The Call Quality Question: ENC Explained
Many open-ear models, including the Xmenha T22, feature Environmental Noise Cancellation (ENC) for calls. Understanding what ENC actually does prevents unrealistic expectations.
How ENC Works
Step 1: Microphone array captures your voice + background noise
Step 2: Digital Signal Processing (DSP) analyzes frequency patterns
Step 3: Voice frequencies are prioritized; noise frequencies are suppressed
Step 4: Clean audio is transmitted to the call recipient
Critical Clarification: ENC helps the person on the other end hear you clearly. It does not block noise for you (the wearer).
This differs fundamentally from ANC (Active Noise Cancellation), which blocks ambient noise for the listener. ENC is for outbound audio (your voice). ANC is for inbound audio (what you hear).
Technical Limitations
ENC effectiveness depends on several factors:
- Microphone Placement: Multiple mics enable better voice isolation
- Wind Noise: Turbulence at the microphone remains challenging
- Extreme Noise: Very loud environments may overwhelm the algorithm
Expect clear calls in moderate environments. Don’t expect miracles on a construction site or in 40mph wind.
9:00 PM: The Evening Reflection
The day’s audio journey ends where it began—with a question about the relationship between technology and awareness.
Traditional headphones solved a 20th-century problem: how to bring high-fidelity audio anywhere. The solution was isolation. Create a sealed acoustic environment, and external conditions become irrelevant.
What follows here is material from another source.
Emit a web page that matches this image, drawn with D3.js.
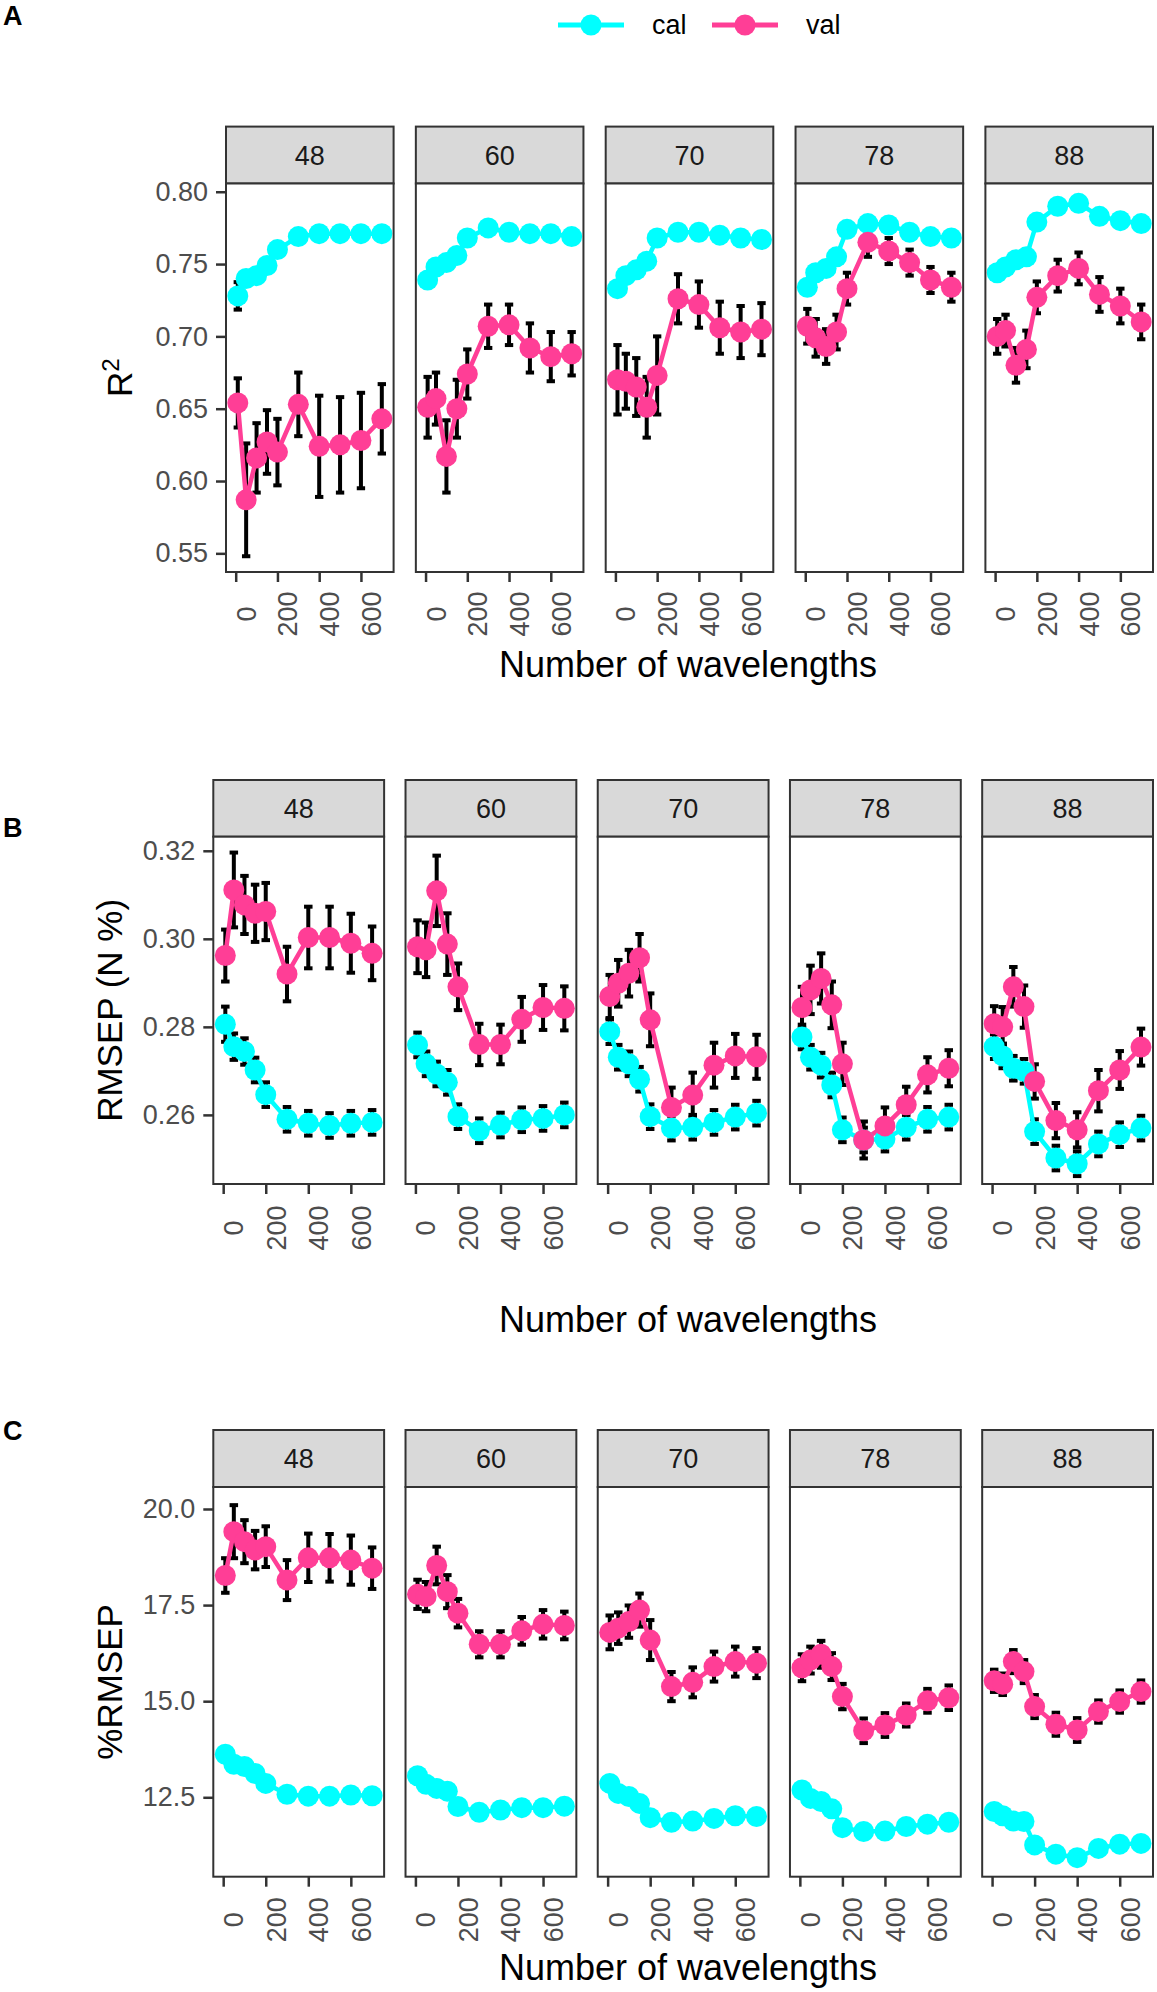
<!DOCTYPE html>
<html>
<head>
<meta charset="utf-8">
<script src="https://cdn.jsdelivr.net/npm/d3@7"></script>
<style>
  body { margin: 0; background: #fff; }
  svg text { font-family: "Liberation Sans", Arial, Helvetica, sans-serif; }
</style>
</head>
<body>
<div id="chart"></div>
<script>
  // ---- data ----
  const wavelengths = [10, 50, 100, 150, 200, 300, 400, 500, 600, 700];
  const facets = ["48", "60", "70", "78", "88"];
  const seriesNames = ["cal", "val"];
  const seriesColors = ["#00FFFF", "#FF3E96"];
  const xTicks = [0, 200, 400, 600];

  // R2
  const r2Ticks = [0.55, 0.60, 0.65, 0.70, 0.75, 0.80];
  const r2Cal = [
    [0.728, 0.740, 0.742, 0.749, 0.760, 0.769, 0.771, 0.771, 0.771, 0.771],
    [0.739, 0.748, 0.751, 0.756, 0.768, 0.775, 0.772, 0.771, 0.771, 0.769],
    [0.733, 0.742, 0.746, 0.752, 0.768, 0.772, 0.772, 0.770, 0.768, 0.767],
    [0.734, 0.744, 0.747, 0.755, 0.774, 0.778, 0.777, 0.772, 0.769, 0.768],
    [0.744, 0.748, 0.753, 0.755, 0.779, 0.790, 0.792, 0.783, 0.780, 0.778]
  ];
  const r2CalErr = [
    [0.0095, 0.004, 0.004, 0.004, 0.004, 0.004, 0.004, 0.004, 0.004, 0.004],
    [0.004, 0.004, 0.004, 0.004, 0.004, 0.004, 0.004, 0.004, 0.004, 0.004],
    [0.004, 0.004, 0.004, 0.004, 0.004, 0.004, 0.004, 0.004, 0.004, 0.004],
    [0.004, 0.004, 0.004, 0.004, 0.004, 0.004, 0.004, 0.004, 0.004, 0.004],
    [0.004, 0.004, 0.004, 0.004, 0.004, 0.004, 0.004, 0.004, 0.004, 0.004]
  ];
  const r2Val = [
    [0.654, 0.587, 0.616, 0.627, 0.620, 0.653, 0.624, 0.625, 0.628, 0.643],
    [0.651, 0.657, 0.617, 0.650, 0.674, 0.707, 0.708, 0.692, 0.686, 0.688],
    [0.670, 0.669, 0.665, 0.651, 0.673, 0.726, 0.722, 0.706, 0.703, 0.705],
    [0.707, 0.699, 0.693, 0.703, 0.733, 0.765, 0.759, 0.751, 0.739, 0.734],
    [0.700, 0.704, 0.680, 0.691, 0.727, 0.742, 0.747, 0.729, 0.721, 0.710]
  ];
  const r2ValErr = [
    [0.017, 0.039, 0.024, 0.022, 0.023, 0.022, 0.035, 0.033, 0.033, 0.024],
    [0.021, 0.018, 0.025, 0.020, 0.017, 0.015, 0.014, 0.017, 0.017, 0.015],
    [0.024, 0.019, 0.020, 0.021, 0.027, 0.017, 0.016, 0.018, 0.018, 0.018],
    [0.012, 0.013, 0.012, 0.012, 0.011, 0.010, 0.009, 0.009, 0.009, 0.010],
    [0.012, 0.011, 0.012, 0.013, 0.011, 0.011, 0.011, 0.012, 0.012, 0.012]
  ];

  // RMSEP (N %)
  const rmsepTicks = [0.26, 0.28, 0.30, 0.32];
  const rmsepCal = [
    [0.2806, 0.2755, 0.2744, 0.2702, 0.2646, 0.2590, 0.2581, 0.2576, 0.2581, 0.2583],
    [0.2759, 0.2716, 0.2693, 0.2674, 0.2596, 0.2564, 0.2577, 0.2589, 0.2592, 0.2600],
    [0.2789, 0.2731, 0.2716, 0.2681, 0.2596, 0.2570, 0.2572, 0.2583, 0.2595, 0.2604],
    [0.2777, 0.2731, 0.2713, 0.2668, 0.2566, 0.2543, 0.2545, 0.2572, 0.2590, 0.2595],
    [0.2755, 0.2734, 0.2706, 0.2699, 0.2562, 0.2502, 0.2489, 0.2534, 0.2555, 0.2570]
  ];
  const rmsepCalErr = [
    [0.0040, 0.0030, 0.0030, 0.0028, 0.0028, 0.0028, 0.0028, 0.0028, 0.0028, 0.0028],
    [0.0028, 0.0028, 0.0028, 0.0028, 0.0028, 0.0028, 0.0028, 0.0028, 0.0028, 0.0028],
    [0.0028, 0.0028, 0.0028, 0.0028, 0.0028, 0.0028, 0.0028, 0.0028, 0.0028, 0.0028],
    [0.0028, 0.0028, 0.0028, 0.0028, 0.0028, 0.0028, 0.0028, 0.0028, 0.0028, 0.0028],
    [0.0028, 0.0028, 0.0028, 0.0028, 0.0028, 0.0028, 0.0028, 0.0028, 0.0028, 0.0028]
  ];
  const rmsepVal = [
    [0.2962, 0.3111, 0.3077, 0.3058, 0.3062, 0.2920, 0.3003, 0.3003, 0.2990, 0.2967],
    [0.2982, 0.2975, 0.3109, 0.2988, 0.2891, 0.2760, 0.2760, 0.2817, 0.2844, 0.2842],
    [0.2869, 0.2899, 0.2922, 0.2957, 0.2816, 0.2617, 0.2645, 0.2713, 0.2734, 0.2732],
    [0.2844, 0.2884, 0.2910, 0.2850, 0.2716, 0.2543, 0.2575, 0.2623, 0.2691, 0.2706],
    [0.2807, 0.2800, 0.2891, 0.2846, 0.2676, 0.2587, 0.2566, 0.2655, 0.2702, 0.2754]
  ];
  const rmsepValErr = [
    [0.0059, 0.0085, 0.0066, 0.0065, 0.0065, 0.0062, 0.0070, 0.0070, 0.0067, 0.0061],
    [0.0060, 0.0062, 0.0080, 0.0070, 0.0053, 0.0047, 0.0045, 0.0051, 0.0051, 0.0050],
    [0.0049, 0.0053, 0.0053, 0.0054, 0.0060, 0.0045, 0.0051, 0.0051, 0.0050, 0.0050],
    [0.0047, 0.0055, 0.0057, 0.0053, 0.0048, 0.0042, 0.0042, 0.0041, 0.0040, 0.0041],
    [0.0040, 0.0045, 0.0045, 0.0048, 0.0039, 0.0040, 0.0040, 0.0047, 0.0043, 0.0042]
  ];

  // %RMSEP
  const pctTicks = [12.5, 15.0, 17.5, 20.0];
  const pctCal = [
    [13.62, 13.36, 13.30, 13.12, 12.86, 12.58, 12.53, 12.53, 12.56, 12.54],
    [13.06, 12.84, 12.73, 12.66, 12.26, 12.11, 12.17, 12.23, 12.23, 12.27],
    [12.86, 12.60, 12.52, 12.34, 11.97, 11.85, 11.88, 11.95, 12.02, 12.00],
    [12.69, 12.47, 12.39, 12.20, 11.71, 11.61, 11.62, 11.74, 11.80, 11.85],
    [12.13, 12.02, 11.88, 11.87, 11.26, 11.02, 10.93, 11.17, 11.28, 11.30]
  ];
  const pctCalErr = [
    [0.15, 0.15, 0.15, 0.15, 0.15, 0.15, 0.15, 0.15, 0.15, 0.15],
    [0.15, 0.15, 0.15, 0.15, 0.15, 0.15, 0.15, 0.15, 0.15, 0.15],
    [0.15, 0.15, 0.15, 0.15, 0.15, 0.15, 0.15, 0.15, 0.15, 0.15],
    [0.15, 0.15, 0.15, 0.15, 0.15, 0.15, 0.15, 0.15, 0.15, 0.15],
    [0.15, 0.15, 0.15, 0.15, 0.15, 0.15, 0.15, 0.15, 0.15, 0.15]
  ];
  const pctVal = [
    [18.27, 19.41, 19.15, 18.93, 19.02, 18.15, 18.73, 18.73, 18.67, 18.46],
    [17.78, 17.72, 18.53, 17.85, 17.29, 16.48, 16.48, 16.83, 17.00, 16.97],
    [16.79, 16.90, 17.07, 17.37, 16.59, 15.38, 15.49, 15.90, 16.03, 15.99],
    [15.87, 16.07, 16.22, 15.90, 15.12, 14.23, 14.38, 14.64, 15.01, 15.09],
    [15.53, 15.44, 16.03, 15.77, 14.86, 14.40, 14.25, 14.73, 14.99, 15.25]
  ];
  const pctValErr = [
    [0.45, 0.69, 0.56, 0.50, 0.53, 0.52, 0.63, 0.62, 0.64, 0.54],
    [0.38, 0.38, 0.49, 0.43, 0.37, 0.34, 0.34, 0.36, 0.37, 0.36],
    [0.44, 0.41, 0.42, 0.43, 0.52, 0.38, 0.39, 0.39, 0.39, 0.39],
    [0.35, 0.35, 0.35, 0.35, 0.33, 0.32, 0.31, 0.30, 0.31, 0.32],
    [0.29, 0.28, 0.30, 0.30, 0.30, 0.30, 0.31, 0.29, 0.29, 0.29]
  ];

  // ---- layout ----
  const W = 1157, H = 1992;
  const xlim = [-46.5, 756.5];
  const errHalf = 20;

  const rows = [
    { tag: "A", tagY: 25, ytitle: "R", ytitleSup: "2", ytitleX: 132,
      series: [[r2Cal, r2CalErr], [r2Val, r2ValErr]], ticks: r2Ticks, fmt: d3.format(".2f"),
      ylim: [0.5371, 0.8057], left: 226, right: 1153, gap: 22.25,
      stripTop: 126.6, panelTop: 183.5, panelBottom: 572, labelOff: 42, xtitleY: 677 },
    { tag: "B", tagY: 837, ytitle: "RMSEP (N %)", ytitleX: 122,
      series: [[rmsepCal, rmsepCalErr], [rmsepVal, rmsepValErr]], ticks: rmsepTicks, fmt: d3.format(".2f"),
      ylim: [0.2443, 0.3232], left: 213.3, right: 1153, gap: 21.4,
      stripTop: 780, panelTop: 836.7, panelBottom: 1184, labelOff: 44, xtitleY: 1332 },
    { tag: "C", tagY: 1440, ytitle: "%RMSEP", ytitleX: 122,
      series: [[pctCal, pctCalErr], [pctVal, pctValErr]], ticks: pctTicks, fmt: d3.format(".1f"),
      ylim: [10.434, 20.572], left: 213.3, right: 1153, gap: 21.4,
      stripTop: 1430, panelTop: 1487, panelBottom: 1876.7, labelOff: 43, xtitleY: 1980 }
  ];

  const svg = d3.select("#chart").append("svg")
    .attr("width", W)
    .attr("height", H)
    .style("background", "#fff");

  // legend
  const legend = svg.append("g").attr("transform", "translate(0,25)");
  const legendX = [558, 712];
  seriesNames.forEach((name, i) => {
    const lg = legend.append("g").attr("transform", "translate(" + legendX[i] + ",0)");
    lg.append("line")
      .attr("x1", 0).attr("x2", 66)
      .attr("stroke", seriesColors[i])
      .attr("stroke-width", 5);
    lg.append("circle")
      .attr("cx", 33).attr("r", 10.5)
      .attr("fill", seriesColors[i]);
    lg.append("text")
      .attr("x", 94).attr("y", 0).attr("dy", "0.35em")
      .attr("font-size", "27px")
      .attr("fill", "#000")
      .text(name);
  });

  const line = (x, y) => d3.line()
    .x(d => x(d[0]))
    .y(d => y(d[1]));

  rows.forEach(row => {
    const nF = facets.length;
    const pw = (row.right - row.left - row.gap * (nF - 1)) / nF;
    const y = d3.scaleLinear().domain(row.ylim).range([row.panelBottom, row.panelTop]);

    // tag letter
    svg.append("text")
      .attr("x", 3).attr("y", row.tagY)
      .attr("font-size", "27px")
      .attr("font-weight", "bold")
      .text(row.tag);

    // y axis title
    const yt = svg.append("text")
      .attr("transform", "translate(" + row.ytitleX + "," + (row.panelTop + row.panelBottom) / 2 + ") rotate(-90)")
      .attr("text-anchor", "middle")
      .attr("font-size", "35px")
      .attr("fill", "#000")
      .text(row.ytitle);
    if (row.ytitleSup) {
      yt.append("tspan")
        .attr("font-size", "24px")
        .attr("dy", "-0.55em")
        .text(row.ytitleSup);
    }

    // x axis title
    svg.append("text")
      .attr("x", 688).attr("y", row.xtitleY)
      .attr("text-anchor", "middle")
      .attr("font-size", "36px")
      .attr("fill", "#000")
      .text("Number of wavelengths");

    facets.forEach((f, i) => {
      const x0 = row.left + i * (pw + row.gap);
      const x = d3.scaleLinear().domain(xlim).range([x0, x0 + pw]);
      const g = svg.append("g");

      // strip
      g.append("rect")
        .attr("x", x0).attr("y", row.stripTop)
        .attr("width", pw).attr("height", row.panelTop - row.stripTop)
        .attr("fill", "#D9D9D9")
        .attr("stroke", "#333333")
        .attr("stroke-width", 2);
      g.append("text")
        .attr("x", x0 + pw / 2)
        .attr("y", (row.stripTop + row.panelTop) / 2)
        .attr("dy", "0.36em")
        .attr("text-anchor", "middle")
        .attr("font-size", "27px")
        .attr("fill", "#1A1A1A")
        .text(f);

      g.append("rect")
        .attr("x", x0).attr("y", row.panelTop)
        .attr("width", pw).attr("height", row.panelBottom - row.panelTop)
        .attr("fill", "#fff");

      // error bars
      row.series.forEach(([vals, errs]) => {
        const eb = g.append("g")
          .attr("stroke", "#000")
          .attr("stroke-width", 4)
          .attr("fill", "none");
        wavelengths.forEach((w, k) => {
          const v = vals[i][k], e = errs[i][k];
          eb.append("line")
            .attr("x1", x(w)).attr("x2", x(w))
            .attr("y1", y(v - e)).attr("y2", y(v + e));
          [v - e, v + e].forEach(c => {
            eb.append("line")
              .attr("x1", x(w - errHalf)).attr("x2", x(w + errHalf))
              .attr("y1", y(c)).attr("y2", y(c));
          });
        });
      });

      // lines
      row.series.forEach(([vals], s) => {
        g.append("path")
          .datum(wavelengths.map((w, k) => [w, vals[i][k]]))
          .attr("d", line(x, y))
          .attr("fill", "none")
          .attr("stroke", seriesColors[s])
          .attr("stroke-width", 4.5);
      });

      // points
      row.series.forEach(([vals], s) => {
        g.selectAll(null)
          .data(wavelengths.map((w, k) => [w, vals[i][k]]))
          .enter().append("circle")
          .attr("cx", d => x(d[0]))
          .attr("cy", d => y(d[1]))
          .attr("r", 10.5)
          .attr("fill", seriesColors[s]);
      });

      // panel border
      g.append("rect")
        .attr("x", x0).attr("y", row.panelTop)
        .attr("width", pw).attr("height", row.panelBottom - row.panelTop)
        .attr("fill", "none")
        .attr("stroke", "#333333")
        .attr("stroke-width", 2);

      // x axis
      const xa = g.append("g")
        .attr("transform", "translate(0," + row.panelBottom + ")")
        .call(d3.axisBottom(x).tickValues(xTicks).tickSize(10).tickFormat(d3.format("d")));
      xa.select(".domain").remove();
      xa.selectAll(".tick line").attr("stroke", "#333333").attr("stroke-width", 2.5);
      xa.selectAll(".tick text")
        .attr("transform", "rotate(-90)")
        .attr("text-anchor", "middle")
        .attr("x", -row.labelOff)
        .attr("y", 0)
        .attr("dy", "0.72em")
        .attr("font-size", "27px")
        .attr("font-family", null)
        .attr("fill", "#4D4D4D");

      // y axis on first facet only
      if (i === 0) {
        const ya = g.append("g")
          .attr("transform", "translate(" + x0 + ",0)")
          .call(d3.axisLeft(y).tickValues(row.ticks).tickSize(10).tickPadding(8).tickFormat(row.fmt));
        ya.select(".domain").remove();
        ya.selectAll(".tick line").attr("stroke", "#333333").attr("stroke-width", 2.5);
        ya.selectAll(".tick text")
          .attr("font-size", "27px")
          .attr("font-family", null)
          .attr("fill", "#4D4D4D");
      }
    });
  });
</script>
</body>
</html>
But the 21st century presents different demands. Urban environments require awareness. Remote work demands presence. Athletic pursuits need safety. The isolation that seemed like a feature now feels like a trade-off with costs.
When Open-Ear Shines
| Scenario | Why Open-Ear Works |
|---|---|
| Road running | Hear approaching cars, cyclists, dogs |
| Urban cycling | Hear traffic, pedestrians, horns |
| Office work | Hear colleagues while focused |
| Walking/hiking | Hear nature, footsteps, hazards |
| Glasses wearers | No conflict with temples |
| All-day conference calls | No ear fatigue from insertion |
When Open-Ear Doesn’t Fit
| Scenario | Why Not |
|---|---|
| Airplane travel | Cabin noise overwhelms audio |
| Heavy machinery work | Need proper hearing protection |
| Audiophile listening | Bass response limited by physics |
| Very noisy gyms | May need excessive volume |
| Swimming | IPX5 insufficient for submersion |
Honest assessment matters. Open-ear isn’t better—it’s different. It solves different problems. It serves different users.
The Bass Question: Physics, Not Flaw
One limitation deserves direct address: bass response. Low frequencies require significant air pressure. Traditional sealed designs create the conditions for bass—enclosed space, controlled acoustics. Open-ear designs cannot replicate this.
This isn’t a manufacturing defect. It’s the consequence of the design choice. You gain awareness; you lose some low-end extension.
Typical Bass Roll-off: Below 80-100Hz, response drops significantly compared to sealed designs.
For most users, this trade-off makes sense. A runner who needs to hear traffic doesn’t want sub-bass that masks environmental cues. An office worker on back-to-back calls prioritizes vocal clarity over kick drum impact.
But audiophiles seeking deep, room-filling bass should look elsewhere. Open-ear serves a different purpose.
Awareness as a Feature
The history of personal audio is a history of isolation. From the first Sony Walkman to modern noise-canceling flagship earbuds, the goal was always separation: listener from environment, music from context.
Open-ear technology asks a different question: What if audio enhanced your engagement with the world rather than replacing it?
The answer isn’t universal. Some moments demand complete immersion. Some listening requires sonic fidelity that only sealed designs provide. But for the runner on a busy road, the commuter on a crowded platform, the worker in an open office—awareness isn’t a bug. It’s the point.